Sunday, December 2, 2018

The Inevitable Victory of the Proletariat

"Die wesentliche Bedingung für die Existenz und für die Herrschaft der Bourgeoisklasse ist die Anhäufung des Reichtums in den Händen von Privaten, die Bildung und Vermehrung des Kapitals; die Bedingung des Kapitals ist die Lohnarbeit. Die Lohnarbeit beruht ausschließlich auf der Konkurrenz der Arbeiter unter sich. Der Fortschritt der Industrie, dessen willenloser und widerstandsloser Träger die Bourgeoisie ist, setzt an die Stelle der Isolierung der Arbeiter durch die Konkurrenz ihre revolutionäre Vereinigung durch die Assoziation. Mit der Entwicklung der großen Industrie wird also unter den Füßen der Bourgeoisie die Grundlage selbst hinweggezogen, worauf sie produziert und die Produkte sich aneignet. Sie produziert vor allem ihren eigenen Totengräber. Ihr Untergang und der Sieg des Proletariats sind gleich unvermeidlich."

("The essential condition for the existence and for the dominance of the capitalist class is the accumulation of wealth in private hands, the creation of ever-more captial, and capital relies upon wage-labor. Wage-labor rests exclusively on the competition of workers with each other. The progress of industry, whose involuntary and unresisting promoters the capitalists are, puts, in place of the isolation of the workers through their competition, their revolutionary unification through association. With the development of large-scale industry, therefore, the ground upon which the capitalists produce and take the profits of production will pulled out from beneath their feet. What they are producing, above all, are their own gravediggers. Their fall and the victory of the proletariat are equally inevitable.")
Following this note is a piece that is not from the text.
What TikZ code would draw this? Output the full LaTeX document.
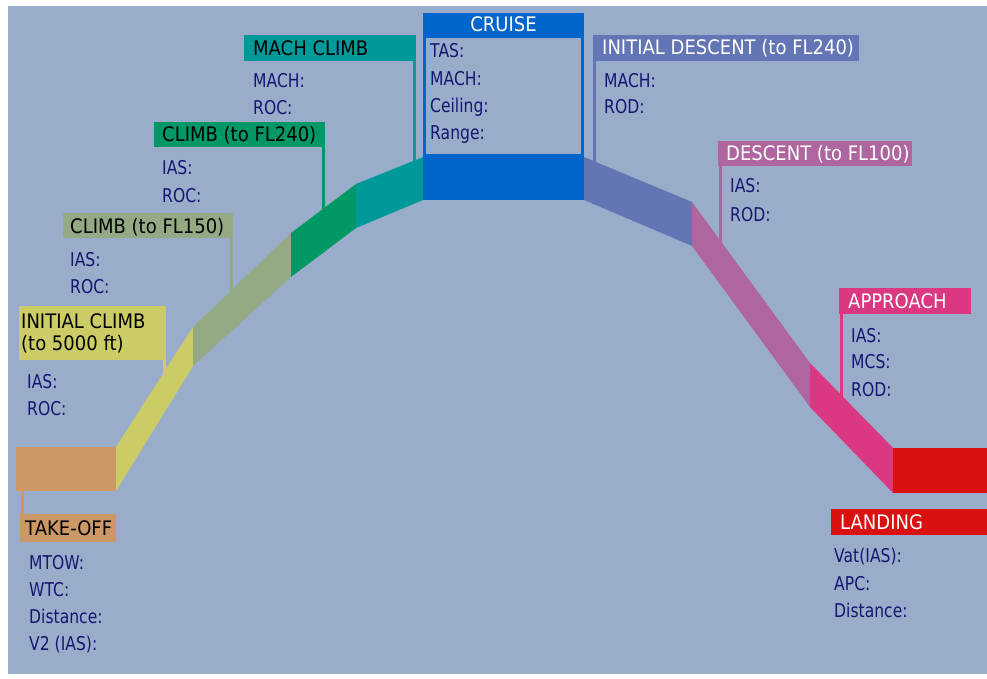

That's the last paragraph of the first chapter, "Bourgeois und Proletarier" ("Capitalists and Proletariats") of the Communist Manifesto by Marx & Engels. That is some stirring prose, no doubt. And if you're wondering who wrote that excellent English translation -- it was me. You're welcome.

Marx was one of the followers of Hegel known as the Young Hegelians. Hegel stated that the development of the mind toward its ever-greater fulfillment was inevitable. The Young Hegelian Marx modified Hegel's prophecy inasmuch as he declared that what was inevitable was the victory of the working class.

I like much of what Marx says, but I would modify this remark of his inasmuch as I believe that what is inevitable is: -- cue Michael Corleone staring down the phony Senator from Nevada -- nothing. The Communist Manifesto was first published 170 years ago. Perhaps it's time to become more critical of Marxist predictions and less confident that any sort of economic justice is inevitable, without our working hard, first to achieve it, and then to hold on to it. The Marxist glass can be seen as half-empty or half-full in its startling relevancy to today' economic conditions. Is it half-full because Marxist works are still so relevant? Or are they still so relevant because this stirring but half-empty prose has changed the world so little in such a long time?

Marxists, don't get angry with me, I don't want to throw away the works of the Prophet. I want to improve upon them. There is much to work with here.